Nap used to be a weekend luxaury in my Marlene salad days, but now it is a survival necessity. Carmen is completely habituated to the solar clock. The sun rises around 6:00 a.m. here in the Philippines and sets around 5:30 pm. Carmen is up with the sun, and often an hour before sunrise (she had this habit in Canada too!) and talking on the phone with her Philippines family and friends by 6:00! Consequently she is fading fast by early evening, ready for bed by 8:00 pm, and it’s lights out by 9:00, or even 8:30. I hang on for a while longer but can’t seem to read in bed for long and I’m asleep myself by 9, 9:30. And wide awake at midnight. Ruminating, and having murderous thoughts. If I had a small cannon I‘m sure I would train it on all the mufferless Jeepney buses that are still running till 1:00 am., and if I knew where that insomniac rooster lives I would cheerfully garotte the thing. I never realized quite the bonus value of thermal pane windows in Canada – sound insulation.
Not to give the impression that our week was all boring Lake Wobegon.
We had the pleasure of discovering a wonderful driver/come tour guide. Our plan was to travel to Lake Laguna and visit the famous Pagsanjan Falls, first alerted to me by good and much traveled friend, Maurice Dubras. But Romel advised we were not dressed for it (we are bound to get wet!) and proposed we drive around Mt Makiling volcano, through San Pablo and thence to Villa Escudero. He is a good guide and had method in his method: first we drove through the industrial park of Santo Rosa, a very modern series of factories, business parks, shopping centres and walled communities, quite unlike the miles and miles of squalor that is the usual Philippines vistas. Many of the Japanese and Korean electronics and cars and appliances establishments are here. Romel explained that trained workers from Korea or Japan, and their families, come for six months at a time, their rents are paid, the food is prepared and the transit is provided. This way the workers can put in ‘full days’ without the lost time from commuting, unlike the local workers who routinely spend four hours per day on public transit.
Our tour to Villa Escudero crept past a series of volcanos, some of them active (well I suspect all of them are latent and can’t be trusted!) through and around San Pablo to this exotic old Spanish ranch, in the family for more than 200 hundred years. Originally built as a sugar cane plantation but now a buko (coconut) plantation and a tourist destination. The hacienda was off limits but the chapel/museum is de rigour as are the rides on the caraboa wagons. The place was occupied by the Japanese during WWII which explains the tank, cannon, and zero on the front lawn. The family constructed their own power dam in the ’20s and ’30s to supply all the plantation’s electricity needs – they never suffer the usual brownouts the rest of the country experience fairly frequently. But the most amazing thing was lunch, served in the stream below the dam!
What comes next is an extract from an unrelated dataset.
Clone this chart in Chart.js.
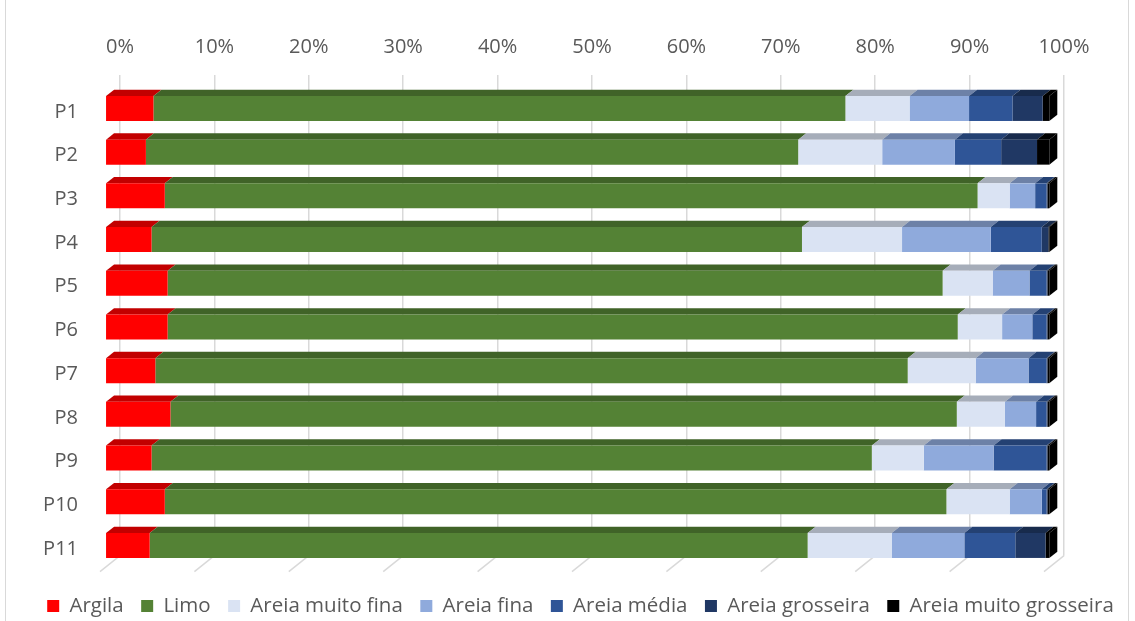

So here are your next thousand words:
Return to The Christian Church of Yahweh
Sunday Romel took us to church in Trece Martires, where most of Carmen’s extended family, outside Samar Province, is domiciled. I was delighted to meet again the young minister, 23-year-old scholar, Adette, and listened intently to her sermon, in mixed English and Tagalog, on the Tower of Babel. The highlight of the service however was the dedication of grand-niece Kaycee’s baby. This was very moving to me as I met Kaycee last December on my first visit to The Philippines and I wondered then what her future was to be. Well I guess her future is still in front of her but now includes baby Kayjan and boyfriend Jason.
Following church Romel drove a dozen of us to a local [chain] restauant and we had a sumptuous lunch of filipino food, for 20, and it cost me only 7000 PhP.